Pero el político no puede proponer, preferir, proyectar invocando una «teoría»
pretendidamente rigurosa —ni mucho menos presentándose como el portavoz de una
categoría determinada. Teoría rigurosamente rigurosa, no la hay en matemáticas;
¿cómo habría una así en política? Y nadie es nunca, salvo coyunturalmente, el
verdadero portavoz de una categoría determinada —y, aunque lo fuese, quedaría
aún por demostrar que el punto de vista de esa categoría vale para todos, lo
cual remite al problema precedente. No hay que escuchar a un político que habla
«en nombre de»; desde el momento en el que pronuncia estas palabras, engaña o se
engaña, qué más da. Más que cualquier otro, el político y el pensador político
hablan en su propio nombre y bajo su propia responsabilidad. Lo cual es,
evidentísimamente, la modestia suprema.
El
discurso del político, y su proyecto, son controlables públicamente bajo una
multitud de aspectos. Es fácil imaginar, e incluso exhibir, ejemplos históricos
de pseudo-proyectos incoherentes.

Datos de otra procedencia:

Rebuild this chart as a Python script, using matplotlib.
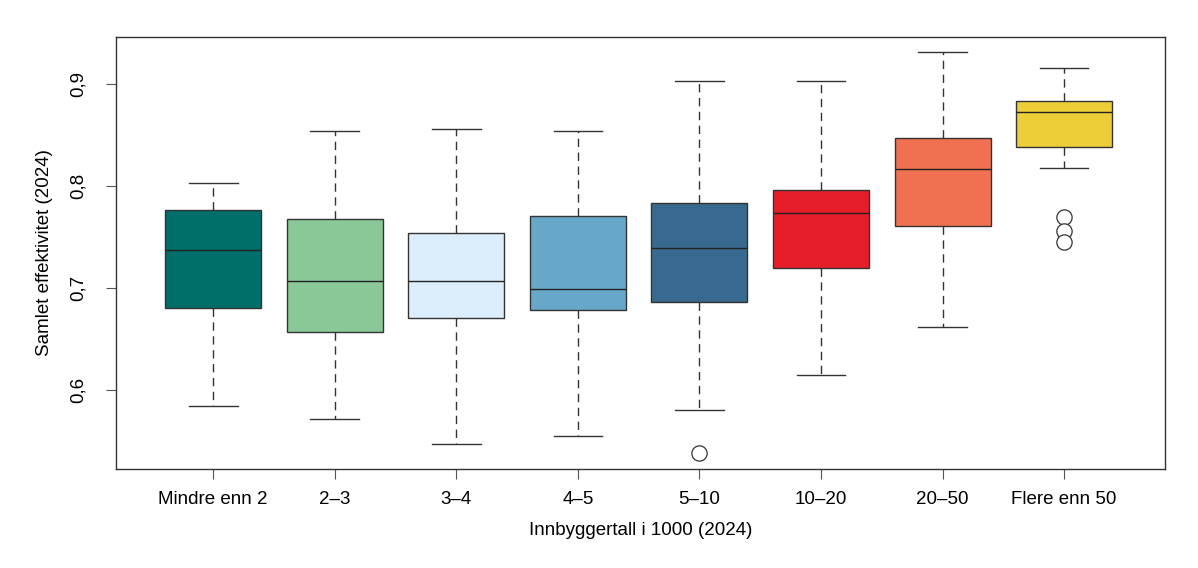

Pero no lo es en su núcleo central, si este
núcleo vale algo —no más de lo que lo es el movimiento de los hombres con el
que debe encontrarse bajo pena de no ser nada. Pues uno y otro, y su reunión, plantean,
crean, instituyen nuevas formas no solamente de inteligibilidad, sino también
del hacer, del representar, del valer histórico-sociales —formas que no se
dejan simplemente discutir y calibrar a partir de los criterios anteriores a la
razón instituida. Uno y otro, y su reunión, no son más que como momentos y
formas del hacer instituidor, de la autocreación de la sociedad.